Advertisement

Wrong battles in the war on asthma

Share
Times Staff Writer

Parents who decide to rip out the carpeting or buy a humidifier to relieve their child’s asthmatic symptoms may be doing the wrong thing. Many of the changes parents make at home for their asthmatic kids are ineffective and may even be detrimental to their kids’ health, a new survey found. The University of Michigan study, published in the August issue of the Journal of Allergy and Immunology, found that only half of the 1,788 asthma-proofing steps taken by parents were likely to work. The other half were unproven, not likely to treat the child’s specific asthma triggers or, in a handful of cases, potentially harmful.

Part of the problem, said principal investigator Dr. Michael Cabana, is that parents seem to be getting mixed messages about the appropriate treatment for their child’s specific asthma triggers.

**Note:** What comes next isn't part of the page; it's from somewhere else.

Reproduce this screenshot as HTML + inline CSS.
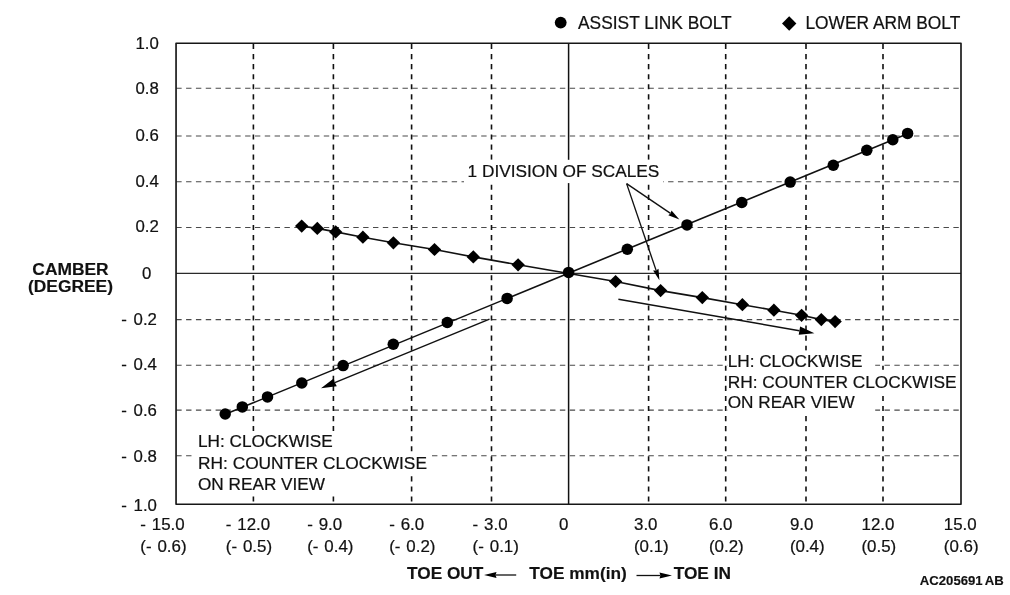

Cabana, a University of Michigan pediatrician, and the researchers found that about half the measures parents undertook didn’t match up. Some parents with children whose asthma attacks are triggered by pollen, for example, purchased mattress covers for dust mites instead of shutting the windows to keep pollen out.

Advertisement

What many people don’t understand, said Dr. Toby Lewis, a co-investigator and pediatric pulmonologist, is that the environmental factors that trigger asthmatic reactions are different for every child. In three children, for example, the same asthma symptoms could be set off by such varied factors as dust mites, cold weather or heavy perfume. Although cigarette smoke is known to be a major trigger of asthma for children, the survey found that nearly one in four parents reported that someone smoked in the home. To identify possible sources of asthma attacks, “we count on the parents a lot,” Cabana said. “They have to be detectives to help us figure out what the triggers are.”